The stories of the death and resurrection of Jesus in general I do not believe. I do not believe the stories of his death because I wonder how they could ever be verified as true and I wonder how these people who claim to know what they know actually know it. This is important because, as said above, it is important we don't just believe things because someone bothered to write them down. Especially in our current age, the age of "fake news," this would be regarded as madness. Historical claims require historical verification and in the case of the (hi)story of Jesus this is unlikely to be anything that is ever available. (This is something many biblical scholars will never admit to. They are basically swapping opinions because actual hard evidence is lacking and likely always will be.) So what we are left with is an unverifiable account that is there as literature because it is a meaningful story and as part of a greater myth. When it comes to the resurrection we are up against even greater problems. Resurrection, really? I will simply note here that I'm hardly the first person to note that when the gospels talk about the resurrection of Jesus and its immediate aftermath their former parallel nature before his death disappears. Each go their own way and say different things happened, different people saw different things, some even "didn't believe". I think this scattergun approach to these events is right and I think it points to one thing: Jesus never rose from the dead as a man with a body walking out of a tomb at a definitive point in time. If he rose anywhere it was in the thoughts and dreams and hopes of any followers he had left. Christianity exists today so something must be responsible for it. But it wasn't Jesus because a much more likely historical outcome, one in line with standard Roman crucifixion practices, was that no one who cared about Jesus ever knew where he was buried in the first place. But how would they know, they all ran away according to the gospels themselves!

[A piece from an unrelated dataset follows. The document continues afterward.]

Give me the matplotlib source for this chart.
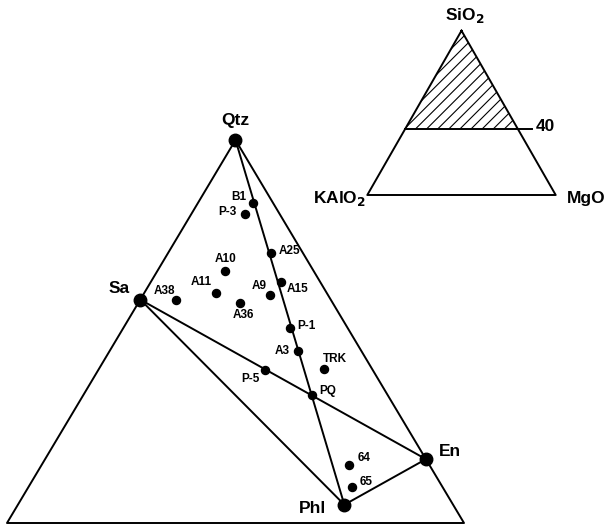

In closing let me say that I have no problem with anyone's religious faith. Many in today's world do but I have as much disgust for dogmatic, egotistical atheists as I do for the most apologetic Christian or anyone else. People, in my view, may believe anything "live enough to tempt their will," in the words of William James. But any faith that is a closed box, that is not open to question, is, in my view, not much of a faith. Of course, if you want to practice it in silence and in private then I won't disturb you. But if that faith is public in nature and universal in its claims then that becomes a different matter. Questions about Jesus, for example, are public and open to question by anyone as matters of fact not just as cherished private beliefs. You cannot believe Jesus said this or that or meant something else if, in fact, it never occurred. You can say Jesus "rose from the dead" and lives today in your heart through faith but if it turns out that no one ever knew where the tomb was or even, as some still maintain, that there never even was a Jesus to begin with, then these are relevant questions for anyone interested in them and not just believers. Faith is how many human beings attempt to bridge the divide between themselves as limited, conditioned beings and that which is beyond them, the ineffable, the endless and the unconditioned. I don't for myself find anything wrong with this. But it not necessarily just a private matter. Just as Wittgenstein argued there is no such thing as a private language I wonder if there can ever be such a thing as a private faith either.